The investigation involves Gens. Humberto Regalado Hernandez,
Anulfo Cantarero
Lopez, Luis Alonso Discua Elvir and Mario Hung Pacheco, each
of whom acted
as commander-in-chief of the armed forces at different times
between 1985 and
1999.
Honduran Controller General Vera Rubi said in a news conference
that the results
of the investigation should be released soon.
The annual budget for the Honduran military is about $55 million.
Between 1980
and 1989, however, the armed forces received more than $1 billion
from the United
States to arm and finance the activities of about 14,000 Nicaraguan
``contra''
rebels and their families who established camps on the Honduran
side of the
border.
The ``contras'' were demobilized and repatriated in April 1990.
A preliminary investigation has revealed that about $100 million
cannot be
accounted for during the 14-year period from 1985-99, Rubi said.

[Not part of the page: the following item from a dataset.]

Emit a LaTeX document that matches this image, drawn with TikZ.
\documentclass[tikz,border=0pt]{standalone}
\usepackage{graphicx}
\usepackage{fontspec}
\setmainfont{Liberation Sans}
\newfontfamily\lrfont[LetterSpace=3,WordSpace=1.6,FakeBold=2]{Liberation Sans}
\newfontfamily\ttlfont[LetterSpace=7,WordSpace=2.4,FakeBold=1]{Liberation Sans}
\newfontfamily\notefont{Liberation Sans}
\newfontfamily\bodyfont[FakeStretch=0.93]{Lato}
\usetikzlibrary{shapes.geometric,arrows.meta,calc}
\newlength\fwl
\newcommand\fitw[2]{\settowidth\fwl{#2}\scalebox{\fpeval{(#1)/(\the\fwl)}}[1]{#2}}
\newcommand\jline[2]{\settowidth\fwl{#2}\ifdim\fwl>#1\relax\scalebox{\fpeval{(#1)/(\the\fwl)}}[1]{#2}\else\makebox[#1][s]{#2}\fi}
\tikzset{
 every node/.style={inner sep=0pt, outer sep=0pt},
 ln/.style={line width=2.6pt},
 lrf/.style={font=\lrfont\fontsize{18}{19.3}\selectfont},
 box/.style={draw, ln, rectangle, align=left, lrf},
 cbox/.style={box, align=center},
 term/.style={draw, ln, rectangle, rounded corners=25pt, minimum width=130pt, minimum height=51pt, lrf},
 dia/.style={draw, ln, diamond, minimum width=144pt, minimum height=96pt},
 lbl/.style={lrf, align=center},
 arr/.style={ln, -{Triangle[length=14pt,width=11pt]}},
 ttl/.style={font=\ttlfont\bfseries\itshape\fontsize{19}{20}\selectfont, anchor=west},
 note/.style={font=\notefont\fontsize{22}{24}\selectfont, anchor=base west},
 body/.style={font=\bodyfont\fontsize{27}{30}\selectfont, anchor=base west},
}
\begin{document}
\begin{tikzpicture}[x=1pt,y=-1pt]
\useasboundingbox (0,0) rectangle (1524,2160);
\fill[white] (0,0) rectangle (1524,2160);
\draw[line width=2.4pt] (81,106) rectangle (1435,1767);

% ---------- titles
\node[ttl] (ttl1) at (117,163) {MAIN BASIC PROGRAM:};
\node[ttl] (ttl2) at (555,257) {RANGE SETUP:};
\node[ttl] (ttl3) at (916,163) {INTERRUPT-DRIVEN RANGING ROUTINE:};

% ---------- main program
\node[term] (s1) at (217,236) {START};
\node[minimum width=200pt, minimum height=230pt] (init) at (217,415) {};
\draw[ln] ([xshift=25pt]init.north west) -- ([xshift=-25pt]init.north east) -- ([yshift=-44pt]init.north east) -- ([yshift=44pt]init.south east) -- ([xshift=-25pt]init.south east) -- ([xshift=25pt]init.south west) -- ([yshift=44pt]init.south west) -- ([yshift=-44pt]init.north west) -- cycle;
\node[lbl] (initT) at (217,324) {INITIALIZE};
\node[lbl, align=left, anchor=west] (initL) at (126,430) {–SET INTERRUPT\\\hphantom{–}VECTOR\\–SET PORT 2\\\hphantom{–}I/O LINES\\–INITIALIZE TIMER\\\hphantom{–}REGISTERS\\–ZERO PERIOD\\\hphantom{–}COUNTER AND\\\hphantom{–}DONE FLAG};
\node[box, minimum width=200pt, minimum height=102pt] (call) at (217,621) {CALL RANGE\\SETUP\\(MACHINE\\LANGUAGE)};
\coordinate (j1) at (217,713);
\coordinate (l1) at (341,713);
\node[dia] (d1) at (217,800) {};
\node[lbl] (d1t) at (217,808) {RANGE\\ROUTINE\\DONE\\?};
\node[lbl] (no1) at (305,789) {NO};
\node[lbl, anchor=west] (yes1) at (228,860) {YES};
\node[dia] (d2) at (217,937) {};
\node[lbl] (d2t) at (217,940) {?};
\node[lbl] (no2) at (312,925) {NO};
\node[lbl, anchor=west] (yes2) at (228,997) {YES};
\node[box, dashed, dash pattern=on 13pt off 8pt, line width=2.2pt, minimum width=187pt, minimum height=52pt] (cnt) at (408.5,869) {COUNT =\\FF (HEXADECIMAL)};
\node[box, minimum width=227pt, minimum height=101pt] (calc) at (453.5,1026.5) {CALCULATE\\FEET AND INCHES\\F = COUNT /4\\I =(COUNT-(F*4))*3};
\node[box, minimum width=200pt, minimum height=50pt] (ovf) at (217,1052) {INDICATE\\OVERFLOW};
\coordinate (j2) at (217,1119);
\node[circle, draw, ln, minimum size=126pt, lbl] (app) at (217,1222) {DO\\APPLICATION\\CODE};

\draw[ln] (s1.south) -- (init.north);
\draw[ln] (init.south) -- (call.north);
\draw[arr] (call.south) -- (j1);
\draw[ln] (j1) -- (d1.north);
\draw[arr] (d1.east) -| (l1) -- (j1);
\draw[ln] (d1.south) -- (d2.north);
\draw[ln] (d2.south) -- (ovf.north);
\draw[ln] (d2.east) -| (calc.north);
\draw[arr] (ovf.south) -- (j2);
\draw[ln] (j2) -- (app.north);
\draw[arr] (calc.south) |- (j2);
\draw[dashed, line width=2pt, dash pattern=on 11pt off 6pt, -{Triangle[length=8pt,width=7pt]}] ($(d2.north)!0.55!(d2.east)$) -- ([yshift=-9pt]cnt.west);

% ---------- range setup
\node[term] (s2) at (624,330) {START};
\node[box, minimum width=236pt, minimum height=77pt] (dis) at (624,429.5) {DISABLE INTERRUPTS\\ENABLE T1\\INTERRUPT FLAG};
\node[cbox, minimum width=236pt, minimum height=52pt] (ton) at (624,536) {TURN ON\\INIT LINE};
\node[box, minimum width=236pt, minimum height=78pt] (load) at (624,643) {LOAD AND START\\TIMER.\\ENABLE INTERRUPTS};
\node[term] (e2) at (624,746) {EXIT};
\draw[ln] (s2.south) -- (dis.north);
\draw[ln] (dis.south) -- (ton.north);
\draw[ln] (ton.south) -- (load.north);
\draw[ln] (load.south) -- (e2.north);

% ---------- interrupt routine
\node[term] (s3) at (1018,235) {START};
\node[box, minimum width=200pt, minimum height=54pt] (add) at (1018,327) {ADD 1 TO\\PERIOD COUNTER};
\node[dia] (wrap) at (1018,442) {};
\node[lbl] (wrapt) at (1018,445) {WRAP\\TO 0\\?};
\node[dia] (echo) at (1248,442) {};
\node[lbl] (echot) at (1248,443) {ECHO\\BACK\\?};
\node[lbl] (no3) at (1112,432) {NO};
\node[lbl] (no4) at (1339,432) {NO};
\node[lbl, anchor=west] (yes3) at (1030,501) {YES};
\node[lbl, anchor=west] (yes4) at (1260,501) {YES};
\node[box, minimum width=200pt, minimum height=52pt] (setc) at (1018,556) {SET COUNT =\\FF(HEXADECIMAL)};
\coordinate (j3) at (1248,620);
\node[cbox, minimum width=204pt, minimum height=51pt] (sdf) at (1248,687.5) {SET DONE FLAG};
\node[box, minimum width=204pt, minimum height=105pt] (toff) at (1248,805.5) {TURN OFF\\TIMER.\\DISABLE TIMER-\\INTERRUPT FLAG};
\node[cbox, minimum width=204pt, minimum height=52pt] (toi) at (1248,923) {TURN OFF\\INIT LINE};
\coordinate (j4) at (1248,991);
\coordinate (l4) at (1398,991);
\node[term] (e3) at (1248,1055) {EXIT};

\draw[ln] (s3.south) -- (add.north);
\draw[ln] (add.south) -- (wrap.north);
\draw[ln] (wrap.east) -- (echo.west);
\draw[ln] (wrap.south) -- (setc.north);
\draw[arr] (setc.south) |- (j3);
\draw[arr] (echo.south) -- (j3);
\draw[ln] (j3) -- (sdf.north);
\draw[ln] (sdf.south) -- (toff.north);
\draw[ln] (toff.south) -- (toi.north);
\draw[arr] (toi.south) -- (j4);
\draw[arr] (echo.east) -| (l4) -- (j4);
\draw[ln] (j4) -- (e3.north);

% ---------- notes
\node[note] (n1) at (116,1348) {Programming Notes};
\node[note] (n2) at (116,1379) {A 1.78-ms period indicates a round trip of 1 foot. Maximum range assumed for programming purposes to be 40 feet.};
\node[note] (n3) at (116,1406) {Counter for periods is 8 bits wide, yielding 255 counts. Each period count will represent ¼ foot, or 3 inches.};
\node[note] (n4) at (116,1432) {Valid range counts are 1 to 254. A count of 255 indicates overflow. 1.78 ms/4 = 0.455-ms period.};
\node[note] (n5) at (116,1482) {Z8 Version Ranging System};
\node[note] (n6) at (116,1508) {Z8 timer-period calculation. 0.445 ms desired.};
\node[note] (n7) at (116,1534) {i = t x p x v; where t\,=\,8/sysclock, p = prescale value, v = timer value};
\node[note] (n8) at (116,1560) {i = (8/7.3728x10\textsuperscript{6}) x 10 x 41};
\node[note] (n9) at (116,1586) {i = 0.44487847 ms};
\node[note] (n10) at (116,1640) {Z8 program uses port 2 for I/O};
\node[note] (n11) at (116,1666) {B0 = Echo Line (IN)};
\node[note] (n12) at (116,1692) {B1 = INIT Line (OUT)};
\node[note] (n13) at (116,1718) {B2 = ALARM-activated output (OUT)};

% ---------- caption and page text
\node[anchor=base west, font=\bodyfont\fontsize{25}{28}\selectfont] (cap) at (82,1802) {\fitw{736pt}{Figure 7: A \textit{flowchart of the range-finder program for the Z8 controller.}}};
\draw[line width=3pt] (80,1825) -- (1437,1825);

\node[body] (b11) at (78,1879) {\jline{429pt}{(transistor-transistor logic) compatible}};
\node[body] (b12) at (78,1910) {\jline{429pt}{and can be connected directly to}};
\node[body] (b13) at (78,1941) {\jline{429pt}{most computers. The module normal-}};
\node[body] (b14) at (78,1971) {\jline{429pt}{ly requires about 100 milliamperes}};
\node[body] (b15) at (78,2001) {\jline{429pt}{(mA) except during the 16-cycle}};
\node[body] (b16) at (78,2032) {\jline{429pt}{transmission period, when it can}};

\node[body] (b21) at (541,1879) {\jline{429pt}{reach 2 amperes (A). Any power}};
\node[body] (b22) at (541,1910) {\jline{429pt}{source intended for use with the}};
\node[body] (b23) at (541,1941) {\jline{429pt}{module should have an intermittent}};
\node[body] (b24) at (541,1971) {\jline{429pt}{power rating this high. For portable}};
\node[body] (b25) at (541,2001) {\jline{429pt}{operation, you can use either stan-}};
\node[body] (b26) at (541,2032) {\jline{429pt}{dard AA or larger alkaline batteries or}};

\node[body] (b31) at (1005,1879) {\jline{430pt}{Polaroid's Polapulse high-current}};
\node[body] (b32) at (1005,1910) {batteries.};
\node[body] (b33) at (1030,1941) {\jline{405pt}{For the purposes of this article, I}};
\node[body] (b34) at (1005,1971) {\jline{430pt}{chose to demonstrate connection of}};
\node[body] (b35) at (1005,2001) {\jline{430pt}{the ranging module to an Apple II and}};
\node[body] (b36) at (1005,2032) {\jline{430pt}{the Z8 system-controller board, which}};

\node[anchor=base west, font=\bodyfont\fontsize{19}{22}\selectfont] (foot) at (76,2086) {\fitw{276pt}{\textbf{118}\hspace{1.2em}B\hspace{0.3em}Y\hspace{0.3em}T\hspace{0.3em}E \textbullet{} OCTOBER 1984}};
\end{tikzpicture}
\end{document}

Regalado Hernandez was chief of the armed forces from 1986 to
1990. He was
replaced by Cantarero Lopez, who was in power for only 11 months
before being
overthrown. Discua Elvir was in charge from 1990 to 1995, when
he became an
alternate ambassador at the United Nations. Pacheco was the last
commander-in-chief, serving from 1995 to 1999, when control of
the army was
turned over to a civilian president.
In January 1999, the Honduran government ended decades of military
dominance
by ratifying constitutional reforms that eliminate the position
of
commander-in-chief of the army and disbanded the Superior Council,
the top
military body.
The current role of the armed forces is to fight drug and arms
trafficking, terrorism,
illiteracy and destruction of the environment.